• Given problem: From the first line of the entries below through the line bearing "import * as", write out each line exactly. Omit pictures.

• Input for this task:
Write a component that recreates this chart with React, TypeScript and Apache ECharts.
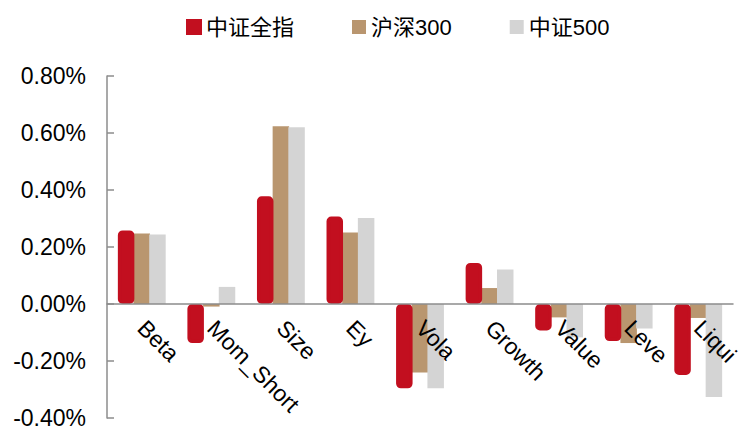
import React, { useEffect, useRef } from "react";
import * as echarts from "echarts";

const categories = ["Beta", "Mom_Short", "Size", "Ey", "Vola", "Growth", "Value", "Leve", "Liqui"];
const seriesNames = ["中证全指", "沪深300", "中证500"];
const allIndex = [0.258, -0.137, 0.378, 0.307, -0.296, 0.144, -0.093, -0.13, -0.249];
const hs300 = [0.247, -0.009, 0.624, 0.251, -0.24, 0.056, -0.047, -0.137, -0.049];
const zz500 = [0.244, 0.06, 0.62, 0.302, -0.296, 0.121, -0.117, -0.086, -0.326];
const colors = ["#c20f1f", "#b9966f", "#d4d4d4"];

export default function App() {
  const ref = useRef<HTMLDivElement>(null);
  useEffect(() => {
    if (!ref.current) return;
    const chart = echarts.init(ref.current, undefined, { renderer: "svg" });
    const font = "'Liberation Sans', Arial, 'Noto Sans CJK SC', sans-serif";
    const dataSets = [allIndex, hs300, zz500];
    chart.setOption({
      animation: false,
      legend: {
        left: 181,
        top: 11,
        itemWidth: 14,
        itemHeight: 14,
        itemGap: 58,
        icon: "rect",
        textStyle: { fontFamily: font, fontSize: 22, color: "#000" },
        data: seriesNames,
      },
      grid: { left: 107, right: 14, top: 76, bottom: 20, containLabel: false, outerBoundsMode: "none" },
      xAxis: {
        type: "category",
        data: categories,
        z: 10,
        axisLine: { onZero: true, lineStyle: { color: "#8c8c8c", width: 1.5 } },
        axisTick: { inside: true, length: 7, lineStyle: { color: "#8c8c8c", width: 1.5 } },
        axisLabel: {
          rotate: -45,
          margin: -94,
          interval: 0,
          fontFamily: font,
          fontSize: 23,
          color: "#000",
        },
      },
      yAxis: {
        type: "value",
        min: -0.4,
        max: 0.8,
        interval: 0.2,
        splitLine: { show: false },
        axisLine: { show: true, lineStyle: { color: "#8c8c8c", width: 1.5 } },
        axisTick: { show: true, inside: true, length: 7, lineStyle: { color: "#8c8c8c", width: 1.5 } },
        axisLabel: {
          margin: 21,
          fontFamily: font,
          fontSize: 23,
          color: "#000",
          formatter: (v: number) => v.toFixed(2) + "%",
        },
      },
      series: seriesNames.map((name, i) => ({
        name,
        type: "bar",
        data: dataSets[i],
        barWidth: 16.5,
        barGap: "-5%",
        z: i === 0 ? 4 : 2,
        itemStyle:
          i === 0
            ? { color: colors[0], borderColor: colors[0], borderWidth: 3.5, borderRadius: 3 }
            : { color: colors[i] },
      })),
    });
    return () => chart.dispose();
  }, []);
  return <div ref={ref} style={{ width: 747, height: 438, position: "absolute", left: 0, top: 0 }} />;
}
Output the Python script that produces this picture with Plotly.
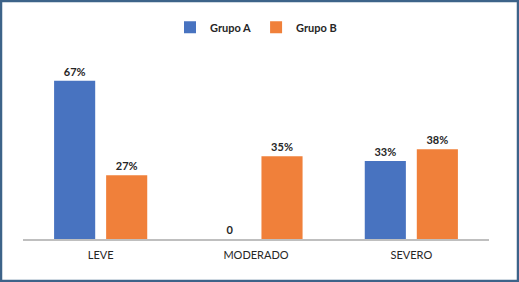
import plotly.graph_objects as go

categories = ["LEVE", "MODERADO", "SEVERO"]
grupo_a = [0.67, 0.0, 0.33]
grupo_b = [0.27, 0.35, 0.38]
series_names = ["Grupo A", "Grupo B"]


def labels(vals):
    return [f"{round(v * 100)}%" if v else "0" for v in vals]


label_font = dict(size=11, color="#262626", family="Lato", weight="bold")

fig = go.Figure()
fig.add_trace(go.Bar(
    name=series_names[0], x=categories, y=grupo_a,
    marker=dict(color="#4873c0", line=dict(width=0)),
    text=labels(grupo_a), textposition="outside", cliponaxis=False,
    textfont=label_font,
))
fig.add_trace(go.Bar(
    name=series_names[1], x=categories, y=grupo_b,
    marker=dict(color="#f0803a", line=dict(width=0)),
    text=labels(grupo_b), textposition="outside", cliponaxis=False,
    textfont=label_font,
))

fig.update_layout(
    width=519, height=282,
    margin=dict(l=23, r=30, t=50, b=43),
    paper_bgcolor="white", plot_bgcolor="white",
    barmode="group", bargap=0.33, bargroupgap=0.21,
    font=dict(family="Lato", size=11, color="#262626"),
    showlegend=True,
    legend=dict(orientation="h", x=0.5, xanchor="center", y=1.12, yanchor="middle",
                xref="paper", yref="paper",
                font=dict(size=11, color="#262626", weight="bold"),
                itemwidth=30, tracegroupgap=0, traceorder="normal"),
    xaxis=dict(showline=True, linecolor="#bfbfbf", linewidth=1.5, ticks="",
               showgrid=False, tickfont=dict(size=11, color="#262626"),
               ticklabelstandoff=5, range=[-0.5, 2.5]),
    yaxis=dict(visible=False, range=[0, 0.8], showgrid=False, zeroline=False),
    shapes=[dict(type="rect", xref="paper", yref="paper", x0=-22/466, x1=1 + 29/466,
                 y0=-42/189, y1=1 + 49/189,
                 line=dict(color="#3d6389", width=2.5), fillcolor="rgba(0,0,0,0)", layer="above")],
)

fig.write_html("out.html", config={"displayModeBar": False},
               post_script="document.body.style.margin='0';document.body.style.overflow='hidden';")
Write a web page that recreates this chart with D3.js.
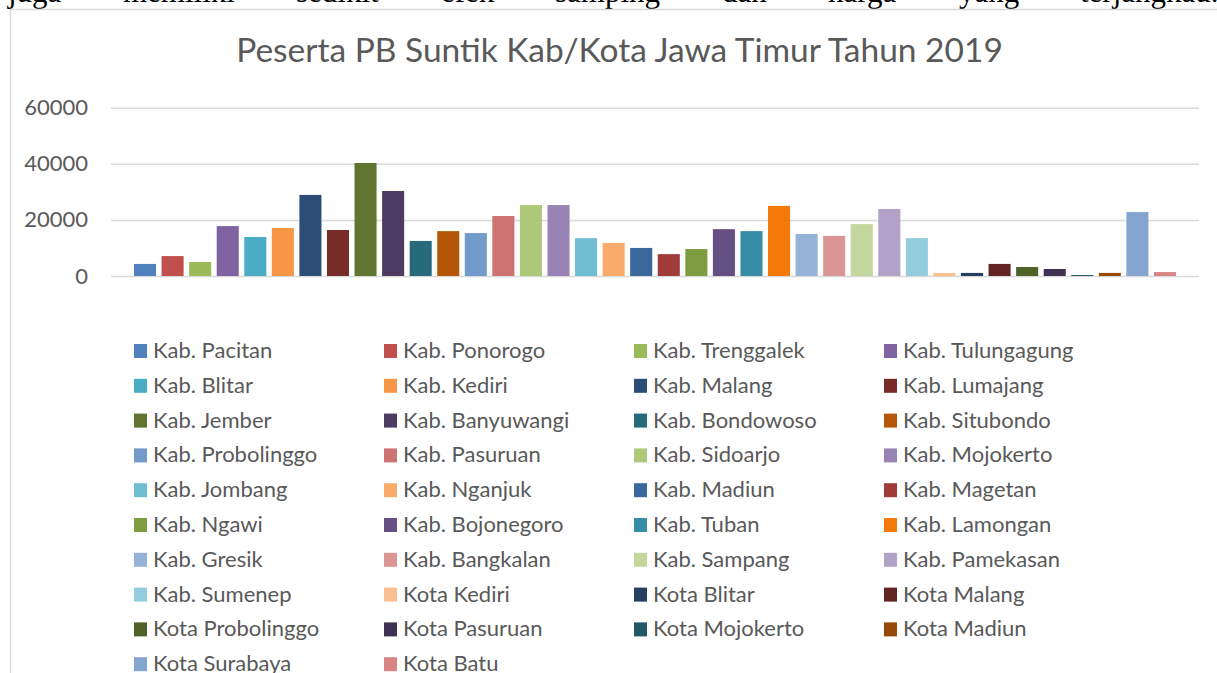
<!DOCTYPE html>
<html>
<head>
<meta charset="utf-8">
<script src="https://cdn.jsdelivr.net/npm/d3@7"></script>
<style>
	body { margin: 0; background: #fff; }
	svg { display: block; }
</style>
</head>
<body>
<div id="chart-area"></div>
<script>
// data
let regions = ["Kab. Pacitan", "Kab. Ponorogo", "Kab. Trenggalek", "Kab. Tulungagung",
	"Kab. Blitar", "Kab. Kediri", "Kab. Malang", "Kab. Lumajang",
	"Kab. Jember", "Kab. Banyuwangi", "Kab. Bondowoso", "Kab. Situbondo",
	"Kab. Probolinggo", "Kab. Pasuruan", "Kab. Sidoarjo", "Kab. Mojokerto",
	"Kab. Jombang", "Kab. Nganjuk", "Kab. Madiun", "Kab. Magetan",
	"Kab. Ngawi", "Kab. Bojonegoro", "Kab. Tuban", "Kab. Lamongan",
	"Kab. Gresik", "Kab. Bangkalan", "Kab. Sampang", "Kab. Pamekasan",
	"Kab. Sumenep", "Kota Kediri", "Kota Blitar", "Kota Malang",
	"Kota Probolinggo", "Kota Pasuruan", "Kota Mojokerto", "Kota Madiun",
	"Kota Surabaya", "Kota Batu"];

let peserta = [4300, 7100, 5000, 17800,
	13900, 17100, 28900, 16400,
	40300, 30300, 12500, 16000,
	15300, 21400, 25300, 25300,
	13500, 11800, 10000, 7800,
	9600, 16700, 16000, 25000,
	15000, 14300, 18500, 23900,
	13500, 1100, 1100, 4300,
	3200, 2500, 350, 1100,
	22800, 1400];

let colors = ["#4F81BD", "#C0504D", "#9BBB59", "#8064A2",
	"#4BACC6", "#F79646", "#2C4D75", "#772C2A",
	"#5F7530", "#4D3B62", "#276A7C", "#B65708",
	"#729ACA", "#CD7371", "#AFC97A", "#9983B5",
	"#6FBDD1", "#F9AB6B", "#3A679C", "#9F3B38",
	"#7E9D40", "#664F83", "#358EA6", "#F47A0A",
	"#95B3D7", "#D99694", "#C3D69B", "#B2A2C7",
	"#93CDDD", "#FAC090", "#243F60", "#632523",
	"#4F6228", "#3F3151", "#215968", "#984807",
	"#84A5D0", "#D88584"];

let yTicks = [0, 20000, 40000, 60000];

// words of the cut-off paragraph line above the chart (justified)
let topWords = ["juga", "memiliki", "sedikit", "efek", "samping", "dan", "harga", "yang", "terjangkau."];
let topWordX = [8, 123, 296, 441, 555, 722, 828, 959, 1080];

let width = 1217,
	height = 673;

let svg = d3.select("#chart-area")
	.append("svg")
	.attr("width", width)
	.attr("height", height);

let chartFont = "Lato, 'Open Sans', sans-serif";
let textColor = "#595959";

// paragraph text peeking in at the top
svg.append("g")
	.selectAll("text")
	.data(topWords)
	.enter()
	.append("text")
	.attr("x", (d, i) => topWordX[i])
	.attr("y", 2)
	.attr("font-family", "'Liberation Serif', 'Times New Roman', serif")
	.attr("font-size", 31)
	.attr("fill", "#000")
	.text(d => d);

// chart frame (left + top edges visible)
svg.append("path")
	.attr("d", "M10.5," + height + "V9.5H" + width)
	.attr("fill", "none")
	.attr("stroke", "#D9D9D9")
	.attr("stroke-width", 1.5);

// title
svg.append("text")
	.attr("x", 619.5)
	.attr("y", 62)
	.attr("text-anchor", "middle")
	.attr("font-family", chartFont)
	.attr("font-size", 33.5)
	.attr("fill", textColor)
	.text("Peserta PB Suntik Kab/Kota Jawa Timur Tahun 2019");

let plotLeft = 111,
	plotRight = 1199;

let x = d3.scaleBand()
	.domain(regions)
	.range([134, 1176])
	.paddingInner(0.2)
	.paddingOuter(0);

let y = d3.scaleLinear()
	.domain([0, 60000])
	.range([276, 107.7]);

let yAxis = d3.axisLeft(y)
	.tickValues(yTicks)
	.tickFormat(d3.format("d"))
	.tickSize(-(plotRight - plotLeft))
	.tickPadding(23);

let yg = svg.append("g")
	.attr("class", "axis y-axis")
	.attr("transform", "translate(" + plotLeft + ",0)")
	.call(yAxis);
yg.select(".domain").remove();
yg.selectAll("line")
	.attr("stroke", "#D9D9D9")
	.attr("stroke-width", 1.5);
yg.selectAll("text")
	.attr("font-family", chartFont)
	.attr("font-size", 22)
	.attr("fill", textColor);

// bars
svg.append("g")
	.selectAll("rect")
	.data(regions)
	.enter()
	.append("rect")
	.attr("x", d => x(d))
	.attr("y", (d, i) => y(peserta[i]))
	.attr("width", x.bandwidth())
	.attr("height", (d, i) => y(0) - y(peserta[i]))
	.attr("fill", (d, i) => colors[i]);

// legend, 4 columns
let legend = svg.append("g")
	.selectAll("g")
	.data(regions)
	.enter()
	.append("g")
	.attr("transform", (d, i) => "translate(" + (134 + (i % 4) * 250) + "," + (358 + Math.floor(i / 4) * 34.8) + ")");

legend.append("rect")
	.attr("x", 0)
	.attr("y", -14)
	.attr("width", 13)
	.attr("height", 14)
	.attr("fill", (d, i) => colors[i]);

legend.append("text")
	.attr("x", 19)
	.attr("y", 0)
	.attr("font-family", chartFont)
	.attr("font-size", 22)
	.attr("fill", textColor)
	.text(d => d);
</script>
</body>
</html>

• Reply:
Write a component that recreates this chart with React, TypeScript and Apache ECharts.
import React, { useEffect, useRef } from "react";
import * as echarts from "echarts";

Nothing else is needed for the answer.